TR19-082 | 2nd June 2019 05:58

#### Approximate degree, secret sharing, and concentration phenomena

TR19-082
Authors: Andrej Bogdanov, Nikhil Mande, Justin Thaler, Christopher Williamson
Publication: 2nd June 2019 07:15
Keywords:

Abstract:

The $\epsilon$-approximate degree $\widetilde{\text{deg}}_\epsilon(f)$ of a Boolean function $f$ is the least degree of a real-valued polynomial that approximates $f$ pointwise to error $\epsilon$. The approximate degree of $f$ is at least $k$ iff there exists a pair of probability distributions, also known as a dual polynomial, that are perfectly $k$-wise indistinguishable, but are distinguishable by $f$ with advantage $1 - \epsilon$. Our contributions are:

We give a simple new construction of a dual polynomial for the AND function, certifying that $\widetilde{\text{deg}}_\epsilon(f) \geq \Omega(\sqrt{n \log 1/\epsilon})$. This construction is the first to extend to the notion of weighted degree, and yields the first explicit certificate that the $1/3$-approximate degree of any read-once DNF is $\Omega(\sqrt{n})$.

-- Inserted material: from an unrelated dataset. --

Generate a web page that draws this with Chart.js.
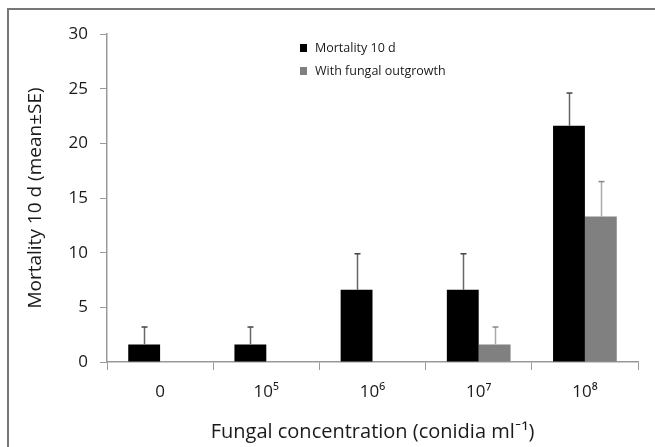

We show that any pair of symmetric distributions on $n$-bit strings that are perfectly $k$-wise indistinguishable are also statistically $K$-wise indistinguishable with error at most $K^{3/2} \cdot \exp(-\Omega(k^2/K))$ for all $k \leq K \leq n/64$.
This implies that any symmetric function $f$ is a reconstruction function with constant advantage for a ramp secret sharing scheme that is secure against size-$K$ coalitions with statistical error $K^{3/2} \exp(-\Omega(\widetilde{\text{deg}}_{1/3}(f)^2/K))$ for all values of $K$ up to $n/64$ simultaneously.
Previous secret sharing schemes required that $K$ be determined in advance, and only worked for $f=$ AND.

Our analyses draw new connections between approximate degree and concentration phenomena.

As a corollary, we show that for any $d \leq n/64$, any degree $d$ polynomial approximating a symmetric function $f$ to error $1/3$
must have $\ell_1$-norm at least $K^{-3/2} \exp({\Omega(\widetilde{\text{deg}}_{1/3}(f)^2/d)})$, which we also show to be tight for any $d > \widetilde{\text{deg}}_{1/3}(f)$.
These upper and lower bounds were also previously only known in the case $f=$ AND.